One might think it´s weird staying in a host-family with just an elderly couple, the kids having left home already. I disagree. I never got close to my host-mum unfortunately, but the siblings were wonderful even though they were a bit older than me and with Graeme we just built this strange connection with from the early stages. I never actually considered changing the family. He took me and one of his granddaughters on amazing road trips during school holidays, told me countless navy stories and made me feel like I was a part of the family. He wanted to meet all of my friends, set curfews and told me if I was to start dating, which I did, that he’d need to meet the guy asap. Basic dad-stuff aye – and I think despite being such a lovely person he really managed to scare my boyfriend when they met.

Roadtrip to Cape Reinga, 2009

Roadtrip to Cape Reinga, 2009

All in all, living in a host-family is such a major part of the exchange that I really appreciate the hard work all the AFS-volunteers go through when selecting the students and families. It’s not always a match made in heaven and strong personalities collide, at times one needs to change the families, but I’m happy of my placement. I couldn’t ask for a better experience. I learned so much that year, I grew as a person and am now much stronger thanks to all that. The great times were better than what I can describe, the bad times mixing in every now and then to make you appreciate the good little moments in life. Just the same as back home.
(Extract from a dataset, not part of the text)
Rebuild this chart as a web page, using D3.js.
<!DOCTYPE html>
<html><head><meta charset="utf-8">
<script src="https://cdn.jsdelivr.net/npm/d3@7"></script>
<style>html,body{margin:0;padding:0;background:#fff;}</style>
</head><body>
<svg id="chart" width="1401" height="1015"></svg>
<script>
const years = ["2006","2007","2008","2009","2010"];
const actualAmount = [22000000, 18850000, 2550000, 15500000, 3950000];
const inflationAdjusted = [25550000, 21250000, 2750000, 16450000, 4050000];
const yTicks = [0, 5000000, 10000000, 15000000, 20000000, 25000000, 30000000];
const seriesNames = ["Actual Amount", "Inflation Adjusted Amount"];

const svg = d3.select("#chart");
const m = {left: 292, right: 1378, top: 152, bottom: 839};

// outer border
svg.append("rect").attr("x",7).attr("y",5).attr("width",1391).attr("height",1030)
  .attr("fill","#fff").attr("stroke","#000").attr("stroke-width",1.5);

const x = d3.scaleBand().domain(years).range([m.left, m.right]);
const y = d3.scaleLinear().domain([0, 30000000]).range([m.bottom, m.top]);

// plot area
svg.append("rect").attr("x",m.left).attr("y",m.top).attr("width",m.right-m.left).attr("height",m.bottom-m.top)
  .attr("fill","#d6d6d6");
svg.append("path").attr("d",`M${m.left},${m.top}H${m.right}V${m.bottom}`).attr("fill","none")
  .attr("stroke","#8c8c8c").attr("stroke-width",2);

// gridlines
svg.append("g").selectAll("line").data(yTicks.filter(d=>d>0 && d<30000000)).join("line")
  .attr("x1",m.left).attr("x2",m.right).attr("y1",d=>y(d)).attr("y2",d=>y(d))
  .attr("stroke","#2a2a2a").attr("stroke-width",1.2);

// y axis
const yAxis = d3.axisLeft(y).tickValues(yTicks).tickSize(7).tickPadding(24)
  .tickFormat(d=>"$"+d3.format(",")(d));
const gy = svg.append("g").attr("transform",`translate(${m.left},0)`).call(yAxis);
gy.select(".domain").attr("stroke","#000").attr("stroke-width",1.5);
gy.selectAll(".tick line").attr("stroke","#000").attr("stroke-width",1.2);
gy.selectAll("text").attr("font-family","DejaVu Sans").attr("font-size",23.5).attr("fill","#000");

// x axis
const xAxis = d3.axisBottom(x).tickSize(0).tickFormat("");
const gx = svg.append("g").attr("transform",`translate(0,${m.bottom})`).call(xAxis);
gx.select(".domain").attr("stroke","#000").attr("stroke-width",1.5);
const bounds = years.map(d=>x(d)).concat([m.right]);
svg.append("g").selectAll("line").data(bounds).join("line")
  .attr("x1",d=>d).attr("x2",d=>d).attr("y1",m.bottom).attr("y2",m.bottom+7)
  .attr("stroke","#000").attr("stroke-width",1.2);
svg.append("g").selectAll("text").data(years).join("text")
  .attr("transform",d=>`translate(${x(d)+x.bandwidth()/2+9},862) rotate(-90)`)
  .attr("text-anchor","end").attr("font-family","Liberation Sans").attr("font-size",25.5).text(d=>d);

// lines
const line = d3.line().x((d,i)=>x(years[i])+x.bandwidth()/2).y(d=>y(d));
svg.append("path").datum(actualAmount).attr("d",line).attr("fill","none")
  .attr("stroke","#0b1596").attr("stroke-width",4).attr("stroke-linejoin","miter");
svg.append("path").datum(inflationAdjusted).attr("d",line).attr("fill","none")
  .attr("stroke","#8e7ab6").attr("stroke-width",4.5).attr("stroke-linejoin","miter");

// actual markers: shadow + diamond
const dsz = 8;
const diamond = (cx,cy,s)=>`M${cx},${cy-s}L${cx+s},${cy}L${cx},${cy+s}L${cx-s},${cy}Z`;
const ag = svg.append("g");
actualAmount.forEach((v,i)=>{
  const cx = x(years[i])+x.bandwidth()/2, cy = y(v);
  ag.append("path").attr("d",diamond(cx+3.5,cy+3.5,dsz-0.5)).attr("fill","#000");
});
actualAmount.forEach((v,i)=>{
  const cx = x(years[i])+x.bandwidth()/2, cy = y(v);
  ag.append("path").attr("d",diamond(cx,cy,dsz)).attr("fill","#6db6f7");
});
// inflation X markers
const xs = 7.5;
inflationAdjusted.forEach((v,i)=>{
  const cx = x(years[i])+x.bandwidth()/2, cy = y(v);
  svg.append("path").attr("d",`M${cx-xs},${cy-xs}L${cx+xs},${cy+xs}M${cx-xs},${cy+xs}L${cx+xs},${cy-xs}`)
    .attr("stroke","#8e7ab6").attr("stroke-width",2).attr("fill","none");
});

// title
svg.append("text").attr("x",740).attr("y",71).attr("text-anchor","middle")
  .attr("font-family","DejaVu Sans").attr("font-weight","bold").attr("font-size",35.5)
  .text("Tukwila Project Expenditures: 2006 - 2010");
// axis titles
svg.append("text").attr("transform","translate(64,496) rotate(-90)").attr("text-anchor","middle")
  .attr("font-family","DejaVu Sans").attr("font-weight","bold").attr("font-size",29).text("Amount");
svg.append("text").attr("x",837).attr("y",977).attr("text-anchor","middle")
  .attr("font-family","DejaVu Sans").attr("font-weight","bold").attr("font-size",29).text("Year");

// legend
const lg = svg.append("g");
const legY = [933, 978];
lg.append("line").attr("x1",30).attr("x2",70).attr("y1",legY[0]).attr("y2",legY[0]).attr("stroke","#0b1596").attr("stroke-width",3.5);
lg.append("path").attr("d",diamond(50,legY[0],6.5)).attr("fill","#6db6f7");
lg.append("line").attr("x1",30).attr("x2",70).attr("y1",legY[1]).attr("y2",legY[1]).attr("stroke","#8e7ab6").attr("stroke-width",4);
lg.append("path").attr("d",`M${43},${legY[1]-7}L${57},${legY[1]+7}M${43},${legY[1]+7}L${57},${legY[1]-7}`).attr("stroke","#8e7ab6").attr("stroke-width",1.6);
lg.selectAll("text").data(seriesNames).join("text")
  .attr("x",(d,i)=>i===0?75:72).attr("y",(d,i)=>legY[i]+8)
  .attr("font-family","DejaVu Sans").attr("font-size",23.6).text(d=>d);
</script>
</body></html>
Now, 6 years later, I still feel happy when I think of my exchange year. So much has happened since, but that year was definitely the experience of a lifetime. I ended up going back to NZ to live there for another year and a half with my boyfriend of the time, but I kept in touch with the host-family and especially Graeme. He’s even friends with my parents, and is coming here on a holiday next summer with his wife. Can’t wait to get the chance to show him my country, all the wonders of the good-old Finland, to say thank you for everything he’s done for me. And maybe even let him scare the new boyfriend of mine… It´ll be fun.

The Best Host-Dad Ever. Another road trip, this time in 2014.